Vingt-deux vitesses

Il faut aujourd’hui, nous le savons toutes et tous, zigzaguer avec une prudence de Sioux dans les méandres des relations familiales, amicales, sociales. Alors j’enfourche ici mon vélo intérieur, compagnon léger et mobile par excellence, pour sinuer parmi quelques exemples avec plus d’aisance.

Prenons d’abord une rencontre entre moi vaccinée détentrice d’un pass sanitaire et ma copine recalée devant les amphithéâtres, médiathèques, restaurants et j’en passe. Quand elle évoque avec mépris le « pass Coco », eh bien je continue à pédaler à côté d’elle sans faire de commentaire. Ça glisse tout seul, pas de secousse, notre discussion bifurque rapidement sur une artère moins encombrée.

Idem avec les questions de genres. Une mère qui s’effarouche de la « fluidité » d’un de ses enfants adultes et de son goût pour le « polyamour » ? Hop, je souris puis rétrograde, une vitesse inférieure s’impose pour affronter en danseuse cette pente un peu raide.

Les jeunes néo-féministes sont souvent outrées, on le sait, par les multiples « microagressions » qu’elles subissent. Quand elles haussent le ton, j’hésite à prendre la fuite. Et puis non, je freine, mets pied à terre. Elles me font réfléchir, ces filles, aux vexations, harcèlements et manques de respect que les femmes pourtant engagées dont j’ai cru faire partie n’ont pas toujours assez pris en considération.

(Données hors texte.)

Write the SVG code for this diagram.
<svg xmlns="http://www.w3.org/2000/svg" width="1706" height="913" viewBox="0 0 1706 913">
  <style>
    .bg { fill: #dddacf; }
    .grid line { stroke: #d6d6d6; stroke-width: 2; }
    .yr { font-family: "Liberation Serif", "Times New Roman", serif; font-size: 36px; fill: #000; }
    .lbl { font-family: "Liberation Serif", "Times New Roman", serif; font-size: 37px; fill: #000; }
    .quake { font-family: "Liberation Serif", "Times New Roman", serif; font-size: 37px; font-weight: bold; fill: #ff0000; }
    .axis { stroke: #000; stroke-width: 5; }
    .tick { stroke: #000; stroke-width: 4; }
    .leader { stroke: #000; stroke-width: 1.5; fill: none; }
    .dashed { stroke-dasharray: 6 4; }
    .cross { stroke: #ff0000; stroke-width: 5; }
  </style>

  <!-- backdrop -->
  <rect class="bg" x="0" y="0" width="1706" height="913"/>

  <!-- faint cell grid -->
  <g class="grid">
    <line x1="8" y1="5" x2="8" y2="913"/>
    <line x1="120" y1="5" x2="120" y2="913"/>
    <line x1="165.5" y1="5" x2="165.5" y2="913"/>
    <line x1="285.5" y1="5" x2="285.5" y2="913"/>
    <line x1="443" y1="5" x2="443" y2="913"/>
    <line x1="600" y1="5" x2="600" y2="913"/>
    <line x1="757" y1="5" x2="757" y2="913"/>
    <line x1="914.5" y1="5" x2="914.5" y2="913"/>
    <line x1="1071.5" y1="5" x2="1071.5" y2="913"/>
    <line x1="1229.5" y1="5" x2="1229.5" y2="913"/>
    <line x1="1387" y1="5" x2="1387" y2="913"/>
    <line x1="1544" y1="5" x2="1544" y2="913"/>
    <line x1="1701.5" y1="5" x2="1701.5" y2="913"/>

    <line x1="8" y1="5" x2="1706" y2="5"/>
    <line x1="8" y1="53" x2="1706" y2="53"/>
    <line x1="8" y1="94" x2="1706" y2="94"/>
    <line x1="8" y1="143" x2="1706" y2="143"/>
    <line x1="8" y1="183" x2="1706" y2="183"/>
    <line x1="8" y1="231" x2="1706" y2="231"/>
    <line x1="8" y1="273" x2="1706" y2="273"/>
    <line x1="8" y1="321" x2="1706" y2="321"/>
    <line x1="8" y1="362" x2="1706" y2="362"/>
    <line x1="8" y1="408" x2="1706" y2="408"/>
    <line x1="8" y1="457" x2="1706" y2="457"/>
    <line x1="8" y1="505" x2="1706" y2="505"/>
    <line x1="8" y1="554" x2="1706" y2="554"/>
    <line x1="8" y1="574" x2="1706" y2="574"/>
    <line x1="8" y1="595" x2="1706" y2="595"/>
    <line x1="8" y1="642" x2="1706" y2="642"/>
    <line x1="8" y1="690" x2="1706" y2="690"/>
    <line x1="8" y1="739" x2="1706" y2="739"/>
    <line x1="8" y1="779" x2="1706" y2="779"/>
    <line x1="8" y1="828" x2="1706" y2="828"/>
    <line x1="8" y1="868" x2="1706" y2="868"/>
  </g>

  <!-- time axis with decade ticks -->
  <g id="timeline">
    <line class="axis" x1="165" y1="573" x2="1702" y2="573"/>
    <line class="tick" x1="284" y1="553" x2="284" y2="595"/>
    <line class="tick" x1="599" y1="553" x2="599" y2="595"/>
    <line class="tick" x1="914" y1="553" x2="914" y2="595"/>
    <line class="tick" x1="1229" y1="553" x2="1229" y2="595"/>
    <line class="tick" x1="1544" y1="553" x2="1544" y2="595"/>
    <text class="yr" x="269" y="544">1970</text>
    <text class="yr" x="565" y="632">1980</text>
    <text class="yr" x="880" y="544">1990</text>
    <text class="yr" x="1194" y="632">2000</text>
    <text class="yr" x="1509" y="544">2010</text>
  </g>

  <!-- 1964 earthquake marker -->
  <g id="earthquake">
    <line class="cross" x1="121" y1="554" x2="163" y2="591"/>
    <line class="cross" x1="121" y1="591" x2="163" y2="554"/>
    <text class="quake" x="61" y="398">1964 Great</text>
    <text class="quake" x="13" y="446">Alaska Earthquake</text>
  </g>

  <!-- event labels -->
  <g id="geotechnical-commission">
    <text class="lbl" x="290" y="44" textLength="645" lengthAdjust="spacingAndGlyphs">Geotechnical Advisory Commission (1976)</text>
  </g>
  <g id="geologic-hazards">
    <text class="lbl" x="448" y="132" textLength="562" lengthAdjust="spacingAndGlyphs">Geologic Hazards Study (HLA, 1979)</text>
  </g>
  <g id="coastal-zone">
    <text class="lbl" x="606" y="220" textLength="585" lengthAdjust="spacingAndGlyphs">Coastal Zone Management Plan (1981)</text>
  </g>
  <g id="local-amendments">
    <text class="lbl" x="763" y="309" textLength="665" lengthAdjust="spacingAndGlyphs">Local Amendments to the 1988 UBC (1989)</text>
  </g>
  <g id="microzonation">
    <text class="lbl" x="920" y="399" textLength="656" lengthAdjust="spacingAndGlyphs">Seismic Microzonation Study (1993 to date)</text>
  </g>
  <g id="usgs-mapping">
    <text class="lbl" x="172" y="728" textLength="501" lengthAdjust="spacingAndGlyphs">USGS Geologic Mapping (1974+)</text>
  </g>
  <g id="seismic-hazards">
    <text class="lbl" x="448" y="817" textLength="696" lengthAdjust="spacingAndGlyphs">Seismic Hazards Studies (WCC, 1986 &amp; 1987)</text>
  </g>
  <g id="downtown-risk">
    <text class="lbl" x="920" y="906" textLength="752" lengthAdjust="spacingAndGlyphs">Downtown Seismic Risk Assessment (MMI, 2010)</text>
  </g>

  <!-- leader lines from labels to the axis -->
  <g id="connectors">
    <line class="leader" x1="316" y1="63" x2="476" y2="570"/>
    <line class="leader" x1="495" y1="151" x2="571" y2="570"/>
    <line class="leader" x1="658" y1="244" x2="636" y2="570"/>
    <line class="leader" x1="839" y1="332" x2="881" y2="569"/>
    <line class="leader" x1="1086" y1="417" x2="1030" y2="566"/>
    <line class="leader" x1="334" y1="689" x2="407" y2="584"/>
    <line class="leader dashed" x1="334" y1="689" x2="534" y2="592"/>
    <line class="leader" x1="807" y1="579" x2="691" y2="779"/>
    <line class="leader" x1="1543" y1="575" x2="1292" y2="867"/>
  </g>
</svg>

Il y a encore les octogénaires bien portantes qui commencent tout juste à se poser des questions sur la fin de leur existence. Elles s’étonnent qu’on puisse y penser tous les jours bien avant d’avoir atteint leur âge. Là, je cale mon vélo et m’assieds au pied d’un arbre. Rien à dire, nous n’avons pas la même histoire.  

Et puis je reprends la route. Côté messieurs cette fois. Je roule le long des commentaires moqueurs, « comme ça tu t’arrêtes déjà après un verre ? » suivis de « ah bon, elle boit du thé vert ». Microagressions, les « autrefois, tu étais très belle » ou version montagne, « tu marchais plutôt bien » ? Je ne réagis plus, change de plateau et accélère.

Mon engin intérieur compte vingt-deux vitesses, de quoi gérer pas mal de situations. Il date d’avant son frérot électrique mais ce n’est pas plus mal. Rien de tel que pédaler avec énergie pour oublier les malaises, calmer ses colères et huiler ses réparties.